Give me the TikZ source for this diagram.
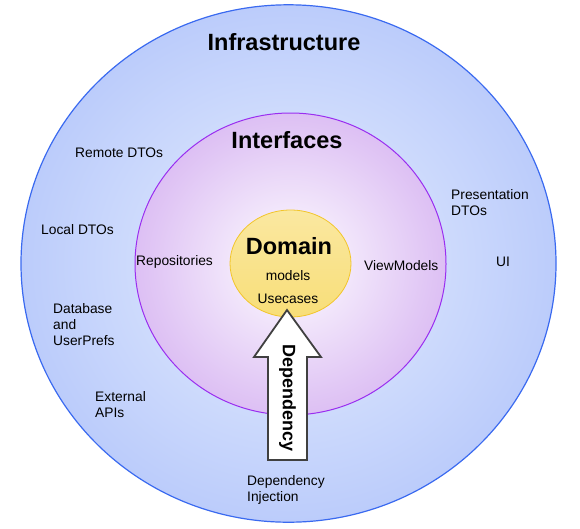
\documentclass[tikz,border=0pt]{standalone}
\usepackage{fontspec}
\setmainfont{Liberation Sans}
\definecolor{infraEdge}{HTML}{3A6AF0}
\definecolor{infraOut}{HTML}{A0B6F8}
\definecolor{infraIn}{HTML}{D2DEFD}
\colorlet{infraMid}{infraIn!55!infraOut}
\definecolor{ifaceEdge}{HTML}{9A2EF0}
\definecolor{ifaceOut}{HTML}{D0A8EF}
\definecolor{ifaceIn}{HTML}{F5ECFC}
\colorlet{ifaceMid}{ifaceIn!45!ifaceOut}
\definecolor{domEdge}{HTML}{F2C52A}
\definecolor{domFill}{HTML}{F8DE78}
\pgfdeclareradialshading{infraShade}{\pgfpoint{0bp}{0bp}}{%
  color(0bp)=(infraIn); color(12bp)=(infraIn); color(25bp)=(infraMid);
  color(35bp)=(infraOut); color(72bp)=(infraOut)}
\pgfdeclareradialshading{ifaceShade}{\pgfpoint{0bp}{0bp}}{%
  color(0bp)=(ifaceIn); color(7bp)=(ifaceIn); color(22bp)=(ifaceMid);
  color(35bp)=(ifaceOut); color(72bp)=(ifaceOut)}
\tikzset{
  title/.style={font=\fontsize{23.5}{27}\selectfont\bfseries},
  item/.style={font=\fontsize{13.8}{16}\selectfont, align=left, inner sep=0pt},
}
\begin{document}
\begin{tikzpicture}[x=1pt,y=-1pt]
  \useasboundingbox (0,0) rectangle (580,528);
  % rings
  \draw[infraEdge, line width=1.2pt, shading=infraShade]
    (288.5,263.5) ellipse [x radius=267.5, y radius=258.7];
  \draw[ifaceEdge, line width=1pt, shading=ifaceShade]
    (290.5,264) ellipse [x radius=155.5, y radius=151];
  \draw[domEdge, line width=0.8pt, top color=domFill!70!white, bottom color=domFill]
    (290.5,263.5) ellipse [x radius=60.5, y radius=53.5];
  % titles
  \node[title] (infra) at (284,42) {Infrastructure};
  \node[title] (iface) at (287,140) {Interfaces};
  \node[title] (domain) at (289,246) {Domain};
  \node[item] (models) at (288,276) {models};
  \node[item] (usecases) at (288,299) {Usecases};
  % interfaces ring
  \node[item, anchor=west] (repos) at (136,262) {Repositories};
  \node[item, anchor=west] (viewmodels) at (364,266) {ViewModels};
  % infrastructure ring
  \node[item, anchor=west] (remote) at (75,153) {Remote DTOs};
  \node[item, anchor=west] (local) at (41,230) {Local DTOs};
  \node[item, anchor=west] (db) at (53,325) {Database\\and\\UserPrefs};
  \node[item, anchor=west] (ext) at (95,404.5) {External\\APIs};
  \node[item, anchor=west] (pres) at (451,203) {Presentation\\DTOs};
  \node[item, anchor=west] (ui) at (496,262) {UI};
  \node[item, anchor=west] (di) at (247,489.5) {Dependency\\Injection};
  % dependency arrow
  \draw[draw=black!75, line width=1.8pt, fill=white, line join=miter]
    (287,310) -- (321,357) -- (307,357) -- (307,460) -- (268,460)
    -- (268,357) -- (254,357) -- cycle;
  \node[font=\fontsize{18}{20}\selectfont\bfseries, rotate=-90] (dep) at (287.5,398) {Dependency};
\end{tikzpicture}
\end{document}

::::

Task prompt
Reproduce the data above in full, exactly as it is, with the pictures left out.

Answer in full
Give me the TikZ source for this diagram.
\documentclass[tikz,border=0pt]{standalone}
\usepackage{fontspec}
\setmainfont{Liberation Sans}
\definecolor{infraEdge}{HTML}{3A6AF0}
\definecolor{infraOut}{HTML}{A0B6F8}
\definecolor{infraIn}{HTML}{D2DEFD}
\colorlet{infraMid}{infraIn!55!infraOut}
\definecolor{ifaceEdge}{HTML}{9A2EF0}
\definecolor{ifaceOut}{HTML}{D0A8EF}
\definecolor{ifaceIn}{HTML}{F5ECFC}
\colorlet{ifaceMid}{ifaceIn!45!ifaceOut}
\definecolor{domEdge}{HTML}{F2C52A}
\definecolor{domFill}{HTML}{F8DE78}
\pgfdeclareradialshading{infraShade}{\pgfpoint{0bp}{0bp}}{%
  color(0bp)=(infraIn); color(12bp)=(infraIn); color(25bp)=(infraMid);
  color(35bp)=(infraOut); color(72bp)=(infraOut)}
\pgfdeclareradialshading{ifaceShade}{\pgfpoint{0bp}{0bp}}{%
  color(0bp)=(ifaceIn); color(7bp)=(ifaceIn); color(22bp)=(ifaceMid);
  color(35bp)=(ifaceOut); color(72bp)=(ifaceOut)}
\tikzset{
  title/.style={font=\fontsize{23.5}{27}\selectfont\bfseries},
  item/.style={font=\fontsize{13.8}{16}\selectfont, align=left, inner sep=0pt},
}
\begin{document}
\begin{tikzpicture}[x=1pt,y=-1pt]
  \useasboundingbox (0,0) rectangle (580,528);
  % rings
  \draw[infraEdge, line width=1.2pt, shading=infraShade]
    (288.5,263.5) ellipse [x radius=267.5, y radius=258.7];
  \draw[ifaceEdge, line width=1pt, shading=ifaceShade]
    (290.5,264) ellipse [x radius=155.5, y radius=151];
  \draw[domEdge, line width=0.8pt, top color=domFill!70!white, bottom color=domFill]
    (290.5,263.5) ellipse [x radius=60.5, y radius=53.5];
  % titles
  \node[title] (infra) at (284,42) {Infrastructure};
  \node[title] (iface) at (287,140) {Interfaces};
  \node[title] (domain) at (289,246) {Domain};
  \node[item] (models) at (288,276) {models};
  \node[item] (usecases) at (288,299) {Usecases};
  % interfaces ring
  \node[item, anchor=west] (repos) at (136,262) {Repositories};
  \node[item, anchor=west] (viewmodels) at (364,266) {ViewModels};
  % infrastructure ring
  \node[item, anchor=west] (remote) at (75,153) {Remote DTOs};
  \node[item, anchor=west] (local) at (41,230) {Local DTOs};
  \node[item, anchor=west] (db) at (53,325) {Database\\and\\UserPrefs};
  \node[item, anchor=west] (ext) at (95,404.5) {External\\APIs};
  \node[item, anchor=west] (pres) at (451,203) {Presentation\\DTOs};
  \node[item, anchor=west] (ui) at (496,262) {UI};
  \node[item, anchor=west] (di) at (247,489.5) {Dependency\\Injection};
  % dependency arrow
  \draw[draw=black!75, line width=1.8pt, fill=white, line join=miter]
    (287,310) -- (321,357) -- (307,357) -- (307,460) -- (268,460)
    -- (268,357) -- (254,357) -- cycle;
  \node[font=\fontsize{18}{20}\selectfont\bfseries, rotate=-90] (dep) at (287.5,398) {Dependency};
\end{tikzpicture}
\end{document}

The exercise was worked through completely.